While succession planning might be most often prioritized for C-suite positions, building the bench is imperative for roles throughout the organization. Researchers have found that, in retail broadly, having more experienced employees has a material impact on revenue and profit. In one study cited by Harvard Business Review, researchers discovered that stores with a customer-facing employee base that was more tenured, more skilled, more skewed toward full-time, with more experience in rotations, generated 50% more revenue and 45% more profit than stores on the other end of the spectrum.2


Creating a legacy

For all the ways that investing in employee education can benefit companies, ROI isn’t even close to the whole picture for the executives who have embraced the WAFC’s programs. For them, it’s about legacy. It’s about opening the door to careers with unlimited advancement potential by giving people the opportunity and confidence to pursue their education. 

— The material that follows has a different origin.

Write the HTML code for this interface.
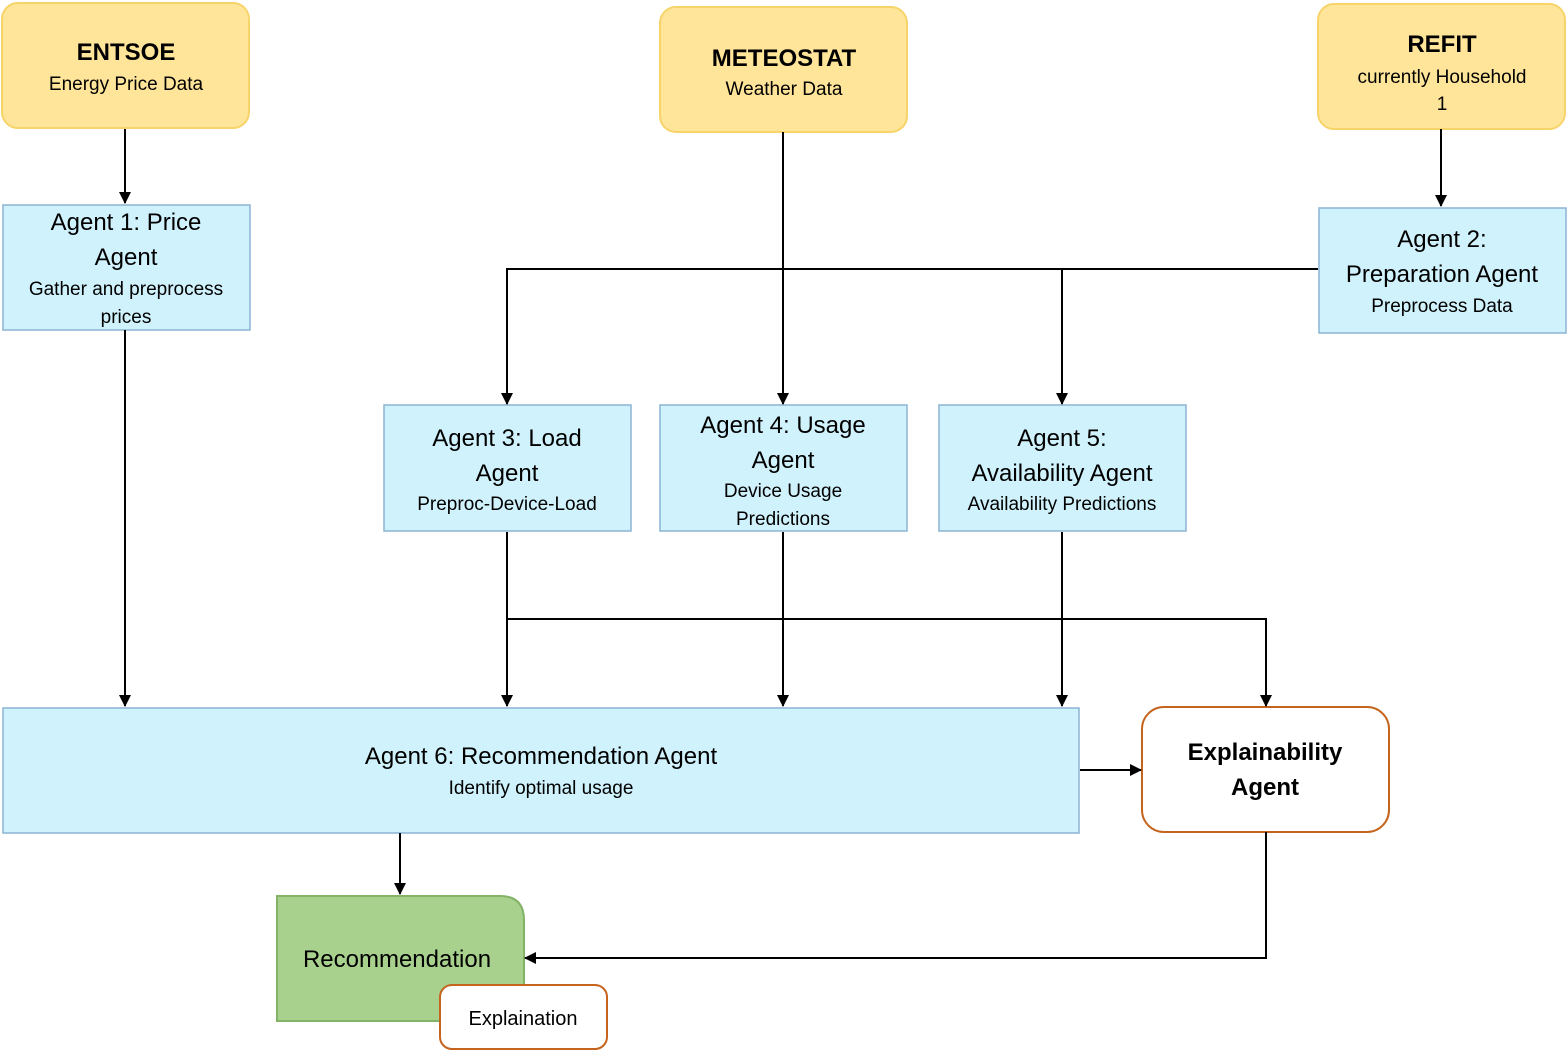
<!DOCTYPE html>
<html><head><meta charset="utf-8"><style>
html,body{margin:0;padding:0;background:#fff;}
svg{display:block;}
text{font-family:"Liberation Sans",sans-serif;fill:#000;text-anchor:middle;}
.t{font-size:24px;}
.s{font-size:19px;}
.b{font-weight:bold;font-size:24px;}
</style></head><body>
<svg width="1568" height="1052" viewBox="0 0 1568 1052" xmlns="http://www.w3.org/2000/svg">
<defs>
<marker id="a" markerWidth="12" markerHeight="12" refX="11" refY="6" orient="auto" markerUnits="userSpaceOnUse">
<path d="M0,0 L12,6 L0,12 z" fill="#000"/></marker>
</defs>
<g fill="#ffe599" stroke="#f7d46a" stroke-width="2">
<rect x="2" y="3" width="247" height="125" rx="16"/>
<rect x="660" y="7" width="247" height="125" rx="16"/>
<rect x="1318" y="4" width="247" height="125" rx="16"/>
</g>
<g fill="#d0f2fc" stroke="#8cb4d4" stroke-width="1.5">
<rect x="3" y="205" width="247" height="125"/>
<rect x="1319" y="208" width="247" height="125"/>
<rect x="384" y="405" width="247" height="126"/>
<rect x="660" y="405" width="247" height="126"/>
<rect x="939" y="405" width="247" height="126"/>
<rect x="3" y="708" width="1076" height="125"/>
</g>
<rect x="1142" y="707" width="247" height="125" rx="22" fill="#fff" stroke="#c5641e" stroke-width="2"/>
<path d="M277,896 H500 Q524,896 524,920 V1021 H277 Z" fill="#a9d18e" stroke="#82b366" stroke-width="2"/>
<rect x="440" y="985" width="167" height="64" rx="12" fill="#fff" stroke="#c5641e" stroke-width="2"/>

<g stroke="#000" stroke-width="2" fill="none">
<path d="M125,129 V203" marker-end="url(#a)"/>
<path d="M125,330 V706" marker-end="url(#a)"/>
<path d="M1441,129 V206" marker-end="url(#a)"/>
<path d="M783,132 V404" marker-end="url(#a)"/>
<path d="M1318,269 H507 V404" marker-end="url(#a)"/>
<path d="M1062,269 V404" marker-end="url(#a)"/>
<path d="M507,532 V706" marker-end="url(#a)"/>
<path d="M783,532 V706" marker-end="url(#a)"/>
<path d="M1062,532 V706" marker-end="url(#a)"/>
<path d="M507,619 H1266 V706" marker-end="url(#a)"/>
<path d="M1080,770 H1141" marker-end="url(#a)"/>
<path d="M400,833 V894" marker-end="url(#a)"/>
<path d="M1266,832 V958 H525" marker-end="url(#a)"/>
</g>

<text x="126" y="60" class="b">ENTSOE</text>
<text x="126" y="90" class="s">Energy Price Data</text>
<text x="784" y="66" class="b">METEOSTAT</text>
<text x="784" y="95" class="s">Weather Data</text>
<text x="1442" y="52" class="b">REFIT</text>
<text x="1442" y="83" class="s">currently Household</text>
<text x="1442" y="110" class="s">1</text>

<text x="126" y="230" class="t">Agent 1: Price</text>
<text x="126" y="265" class="t">Agent</text>
<text x="126" y="295" class="s">Gather and preprocess</text>
<text x="126" y="323" class="s">prices</text>

<text x="1442" y="247" class="t">Agent 2:</text>
<text x="1442" y="282" class="t">Preparation Agent</text>
<text x="1442" y="312" class="s">Preprocess Data</text>

<text x="507" y="446" class="t">Agent 3: Load</text>
<text x="507" y="481" class="t">Agent</text>
<text x="507" y="510" class="s">Preproc-Device-Load</text>

<text x="783" y="433" class="t">Agent 4: Usage</text>
<text x="783" y="468" class="t">Agent</text>
<text x="783" y="497" class="s">Device Usage</text>
<text x="783" y="525" class="s">Predictions</text>

<text x="1062" y="446" class="t">Agent 5:</text>
<text x="1062" y="481" class="t">Availability Agent</text>
<text x="1062" y="510" class="s">Availability Predictions</text>

<text x="541" y="764" class="t">Agent 6: Recommendation Agent</text>
<text x="541" y="794" class="s">Identify optimal usage</text>

<text x="1265" y="760" class="b">Explainability</text>
<text x="1265" y="795" class="b">Agent</text>

<text x="397" y="967" style="font-size:24px">Recommendation</text>
<text x="523" y="1025" style="font-size:20px">Explaination</text>
</svg>
</body></html>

More than 5,600 associates have graduated from the RMC program, and 68% have gone on to earn additional certificates or degrees. Most had no postsecondary education before the RMC certificate, and the program sparked a realization in them that they could aspire to more. 

As for the FIM program, more than half the graduates are currently in senior leadership or executive roles – and highly likely to pave the way for more people to advance in the same way they have.

Grocery CEOs can accept the status quo when it comes to turnover. They can accept the status quo when it comes to what defines a successful career. Or, with the programs created by the WAFC, they, too, can aspire to more.



  1. Fighting What’s Different Differently: Retention in the Grocery Frontline. Coca-Cola Retailing Research Council, Jan. 2024, www.ccrrc.org/content/dam/ccrrc/us/en/pdf/north-america-large-store/Fighting-whats-different-differently-final.pdf.
  2. Gautier, Kate , et al. The Value of Employee Experience, Quantified: Technical Research Paper. Jan. 2022, hbr.org/2022/03/research-how-employee-experience-impacts-your-bottom-line.